Les sanctions encourues en cas de fausse déclaration ou d’omission volontaire peuvent être particulièrement lourdes. Le remboursement intégral des allocations indûment perçues constitue la sanction minimale, souvent assortie de pénalités financières pouvant atteindre 50% des sommes concernées. Dans les cas les plus graves, l’exclusion temporaire ou définitive du système d’indemnisation peut être prononcée, privant le contrevenant de toute possibilité de bénéficier des allocations chômage futures.
L’évolution de la jurisprudence en matière de travail de plateforme ajoute une dimension d’incertitude juridique qu’il convient de prendre en considération. Les décisions récentes des tribunaux français témoignent d’une approche de plus en plus fine dans l’analyse des relations entre plateformes et prestataires, pouvant potentiellement remettre en cause la qualification d’activité indépendante dans certaines circonstances.
La vigilance dans le respect des obligations déclaratives et la tenue d’une comptabilité rigoureuse constituent les meilleures protections contre les risques de redressement et de sanctions administratives.
Les contrôles sur site représentent une modalité de vérification moins fréquente mais particulièrement redoutable. Ces interventions permettent aux agents de Pôle Emploi d’examiner in situ les conditions réelles d’exercice de l’activité de livraison, de vérifier la matérialité des déclarations et de s’assurer du respect des obligations liées au statut de demandeur d’emploi. La préparation à ces contrôles nécessite la constitution d’un dossier documentaire complet et la capacité à démontrer la réalité et la régularité de l’activité exercée.
L’anticipation des évolutions réglementaires s’avère cruciale dans un secteur en mutation permanente. Les négociations en cours au niveau européen sur le statut des travailleurs de plateformes pourraient modifier substantiellement le cadre juridique applicable, avec des conséquences directes sur les modalités de cumul avec les allocations chômage. Cette veille réglementaire permet d’adapter sa stratégie et d’éviter les écueils liés aux changements de réglementation.

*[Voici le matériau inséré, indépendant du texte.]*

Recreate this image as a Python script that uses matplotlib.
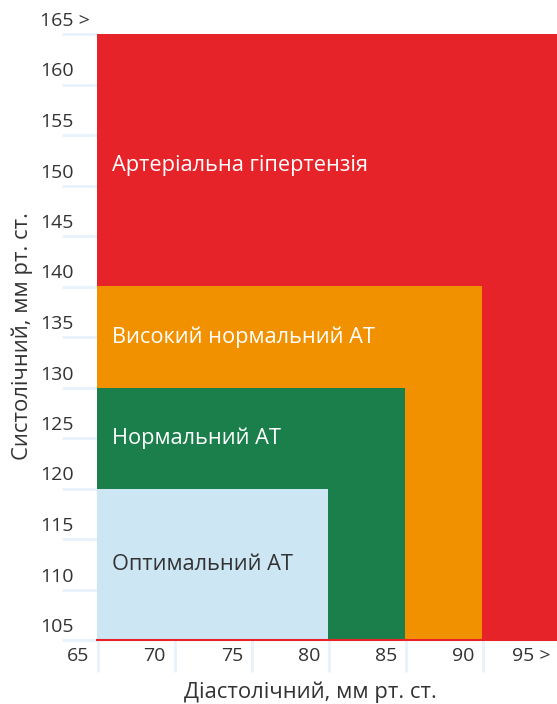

La constitution d’un réseau de conseillers spécialisés (expert-comptable, avocat spécialisé en droit social, conseiller Pôle Emploi référent) facilite grandement la navigation dans cet environnement complexe. Ces professionnels apportent une expertise technique indispensable et peuvent accompagner efficacement les démarches de régularisation en cas de difficultés. Leur intervention préventive permet souvent d’éviter des complications majeures et d’optimiser les stratégies de cumul dans le respect strict de la réglementation en vigueur.